Demonstracja w obronie pracownic lędzińskiego magistratu

Autor: www.solidarnosc.org.pl 2016-05-31 09:29:21
Ok. 300 osób pikietowało w poniedziałek 30 maja przed Urzędem Miasta Lędziny w obronie dwóch pracownic urzędu zwolnionych dyscyplinarnie z pracy kilka miesięcy po założeniu związku zawodowego. Związkowcy zapowiadają kolejne akcje protestacyjne, jeżeli kobiety nie zostaną przywrócone do pracy.

Zakładając Solidarność, dążyliśmy jedynie do dialogu i współpracy z pracodawcą. Nasza organizacja związkowa została utworzona na przełomie listopada i grudnia. Reperkusję ze strony pani burmistrz spotkały nas już następnego dnia. W urzędzie została przeprowadzona reorganizacja, w wyniku której część pracowników została zdegradowana. To jednak nie był koniec. W kwietniu zostałyśmy dyscyplinarnie wyrzucone z pracy – powiedziała podczas pikiety Marzanna Fabian, przewodnicząca Solidarności w lędzińskim urzędzie.

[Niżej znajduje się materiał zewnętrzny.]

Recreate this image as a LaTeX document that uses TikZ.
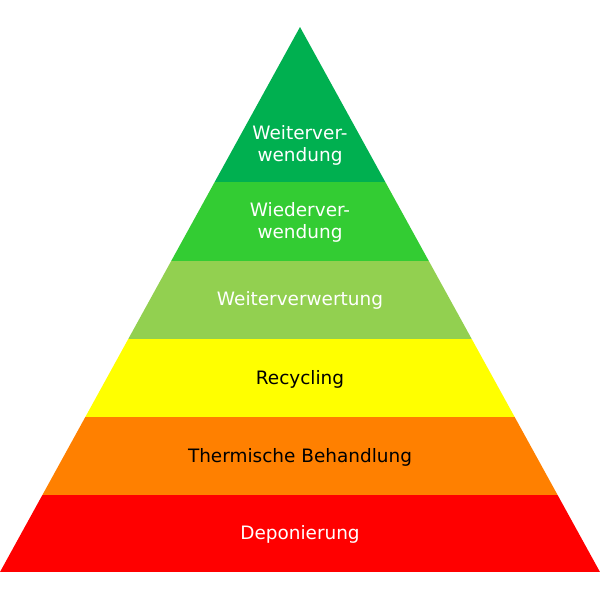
\documentclass[tikz,border=0pt]{standalone}
\usepackage{fontspec}
\setmainfont{DejaVu Sans}
\definecolor{lvlA}{HTML}{00B050}
\definecolor{lvlB}{HTML}{33CC33}
\definecolor{lvlC}{HTML}{92D050}
\definecolor{lvlD}{HTML}{FFFF00}
\definecolor{lvlE}{HTML}{FF8000}
\definecolor{lvlF}{HTML}{FF0000}
\tikzset{
  lvl/.style={font=\fontsize{10.5}{12.5}\selectfont, align=center, text=white},
  lvldark/.style={lvl, text=black}
}
\begin{document}
\begin{tikzpicture}[x=0.02cm, y=-0.02cm]
  \useasboundingbox (0,0) rectangle (600,600);
  \coordinate (apex) at (300,27);
  \coordinate (bl) at (0,572);
  \coordinate (br) at (600,572);
  \begin{scope}
    \clip (apex) -- (br) -- (bl) -- cycle;
    \foreach \ya/\yb/\col in {0/182/lvlA, 182/261/lvlB, 261/339/lvlC, 339/417/lvlD, 417/495/lvlE, 495/572/lvlF}
      \fill[\col] (0,\ya) rectangle (600,\yb);
  \end{scope}
  % labels
  \node[lvl] (weiter) at (300,145) {Weiterver-\\wendung};
  \node[lvl] (wieder) at (300,222) {Wiederver-\\wendung};
  \node[lvl] (verwert) at (300,300) {Weiterverwertung};
  \node[lvldark] (recyc) at (300,379) {Recycling};
  \node[lvldark] (therm) at (300,457) {Thermische Behandlung};
  \node[lvl] (depon) at (300,534) {Deponierung};
\end{tikzpicture}
\end{document}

Wiceprzewodniczący śląsko-dąbrowskiej Solidarności Ryszard Drabek zapowiedział w trakcie demonstracji kolejne akcje protestacyjne, jeżeli bezprawnie zwolnione kobiety nie zostaną przywrócone do pracy. – Solidarność nigdy nie zgodzi się na takie traktowanie organizacji związkowej szczególnie przez przedstawicieli władz samorządowych, którzy zostali wybrani przez obywateli, aby stać na straży prawa – zaznaczył Ryszard Drabek.

Akcję protestacyjną pracowników lędzińskiego magistratu wsparli związkowcy z innych zakładów i branż, m.in górnicy ze śląskich kopalń. Uczestnicy demonstracji przynieśli ze sobą związkowe flagi oraz transparenty: „Posady dla kolesi, a pracownicy na bruku”, Burmistrz łamie prawo, zapłacą mieszkańcy” oraz „Nie będziesz szanować ludzi, ludzie nie będą szanować ciebie”. Akcji protestacyjnej towarzyszył dźwięk gwizdków, trąbek i syren oraz rockowa muzyka. Było bardzo głośno, ale spokojnie.